As a classical guitarist, I knew that while the outside world spun, melody would stay constant. I played the etudes of Fernando Sor for hours — songlines through treacherous terrain.
Parang, with its instrumentation of cuatros and shack shacks, had been my soundtrack for the Christmas season in Trinidad. Valdy with his steel stringed guitars was on my internal playlist in North Bay, Ontario.
We hovered above the culture arrived at. In this space, only music flew high enough to comfort me.
The moody cliffs of Labrador are linked to the strains of Gordon Lightfoot. The Mattawa River brings me back to screaming Oowatanite by April Wine with ten other teens as we canoed those waters.
The most enduring impression however, occurred while sitting on the Jameson Bridge that straddles Toronto's Lakeshore Boulevard.
With Lake Ontario on my right, the Caribana Parade streamed towards me, playing the music that I'd left on the island of Trinidad so many years ago.
Watching the revellers, I was transported back to Trinidad, where the most important song of the entire year was the road march. Everyone knew the words and chipped along on parade day.
Carnival culture was valued in our household. My father insisted that my younger brother and I play a "big mass," and had ornate costumes designed for us by the renowned Fitzgerald De Freitas. The road march that year was Margie by Lord Kitchener.
The sound of home
Song was everywhere in my new-old country. The basement of a church on Huron Street hosted Fat Albert's Coffee House, an open stage rumoured to have attracted Joni Mitchell and Neil Young in the '60s. Here, I discovered that with my facility on the guitar, I could craft poems into songs and I fell in amongst the songwriters.

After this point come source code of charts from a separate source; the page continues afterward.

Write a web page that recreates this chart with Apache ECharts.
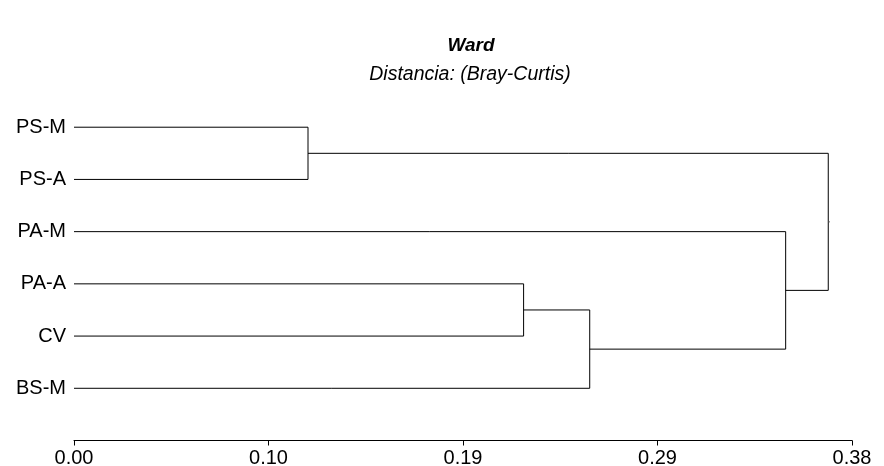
<!DOCTYPE html>
<html>
<head>
<meta charset="utf-8">
<script src="https://cdn.jsdelivr.net/npm/echarts@6/dist/echarts.min.js"></script>
<style>
  html, body { margin: 0; padding: 0; background: #fff; }
  #chart { width: 884px; height: 466px; }
</style>
</head>
<body>
<div id="chart"></div>
<script>
// Leaves of the dendrogram, top to bottom
const leaves = ['PS-M', 'PS-A', 'PA-M', 'PA-A', 'CV', 'BS-M'];
// Agglomeration steps: [child A, child B, joining distance]
// ids 0..5 are leaves, each step creates a new node id 6, 7, ...
const merges = [
  [0, 1, 0.1143],
  [3, 4, 0.2196],
  [7, 5, 0.2519],
  [2, 8, 0.3476],
  [6, 9, 0.3684]
];
// Distance axis
const axisMin = 0;
const axisMax = 0.38;
const axisStep = 0.095;
const tickLabels = ['0.00', '0.10', '0.19', '0.29', '0.38'];

// Node positions: leaves sit at distance 0, internal nodes at their height,
// vertically centred between their two children
const nodeX = leaves.map(() => 0);
const nodeY = leaves.map((_, i) => i);
const segments = [];
merges.forEach(([a, b, h]) => {
  segments.push([nodeX[a], nodeY[a], nodeX[b], nodeY[b], h]);
  nodeX.push(h);
  nodeY.push((nodeY[a] + nodeY[b]) / 2);
});
const rootId = nodeX.length - 1;

const FONT = 'Liberation Sans, Arial, sans-serif';
const chart = echarts.init(document.getElementById('chart'), null, { renderer: 'canvas' });

chart.setOption({
  backgroundColor: '#ffffff',
  animation: false,
  title: [
    {
      text: 'Ward',
      left: 466, top: 31, textAlign: 'center',
      textStyle: { fontFamily: FONT, fontSize: 19, fontWeight: 'bold', fontStyle: 'italic', color: '#000' }
    },
    {
      text: 'Distancia: (Bray-Curtis)',
      left: 465, top: 60, textAlign: 'center',
      textStyle: { fontFamily: FONT, fontSize: 19.5, fontWeight: 'normal', fontStyle: 'italic', color: '#000' }
    }
  ],
  grid: { left: 74, right: 32, top: 75, bottom: 25.5, containLabel: false, outerBoundsMode: 'none' },
  xAxis: {
    type: 'value',
    min: axisMin, max: axisMax, interval: axisStep,
    splitLine: { show: false },
    axisLine: { show: true, onZero: false, lineStyle: { color: '#000', width: 1 } },
    axisTick: { show: true, length: 5, lineStyle: { color: '#000' } },
    axisLabel: {
      margin: 8,
      fontFamily: FONT, fontSize: 20, color: '#000',
      formatter: v => tickLabels[Math.round((v - axisMin) / axisStep)] || ''
    }
  },
  yAxis: {
    type: 'value',
    inverse: true,
    min: -1, max: 6, interval: 1,
    splitLine: { show: false },
    axisLine: { show: false },
    axisTick: { show: false },
    axisLabel: {
      margin: 8,
      fontFamily: FONT, fontSize: 20, color: '#000',
      formatter: v => (v >= 0 && v < leaves.length) ? leaves[v] : ''
    }
  },
  series: [
    {
      type: 'custom',
      coordinateSystem: 'cartesian2d',
      data: segments,
      renderItem: (params, api) => {
        const p1 = api.coord([api.value(0), api.value(1)]);
        const p2 = api.coord([api.value(2), api.value(3)]);
        const hx = api.coord([api.value(4), 0])[0];
        return {
          type: 'polyline',
          shape: { points: [p1, [hx, p1[1]], [hx, p2[1]], p2] },
          style: { stroke: '#000', lineWidth: 1, fill: null }
        };
      },
      encode: { x: [0, 2, 4], y: [1, 3] },
      silent: true
    },
    {
      // short stub leaving the root node
      type: 'line',
      data: [[nodeX[rootId], nodeY[rootId]], [nodeX[rootId] + 0.0008, nodeY[rootId]]],
      symbol: 'none',
      lineStyle: { color: '#555', width: 1 },
      silent: true
    }
  ]
});
</script>
</body>
</html>
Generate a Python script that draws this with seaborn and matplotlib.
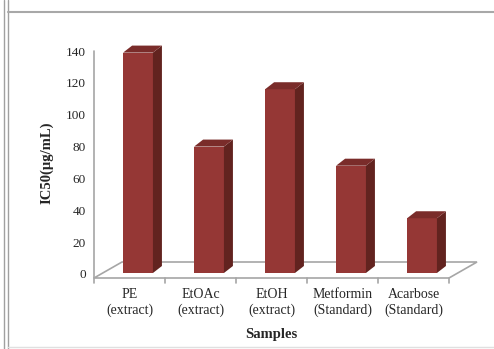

On Wednesday nights, everyone would arrive early to get a number, which determined the order of performers for the night.
Amongst the rabble, a few soon to be well-known voices were developing including Ron Sexsmith, Bob Wiseman, Bob Snider, Kyp Harness and Sam Larkin.
I wrote a bunch of tunes, sorting my worlds through language and melody. I made a record. We all did.
I studied sound engineering and found a job that paid me to listen to the best jazz musicians in the city. I rediscovered the music that had filled my childhood home, jazz and bossa nova. I wandered deeply into Brazilian music, which shares the African roots of all Carnival cultures.
These days, I continue to write using my many voices — poems, essays, articles — crafting an identity out of disparate pieces. The art form that supported me most during the most turbulent flights, however, is music.
Over time, I have come to consider the following: What if home is not a place, but a sound? What if the way home is following the music? What if in the simple act of listening, I have landed?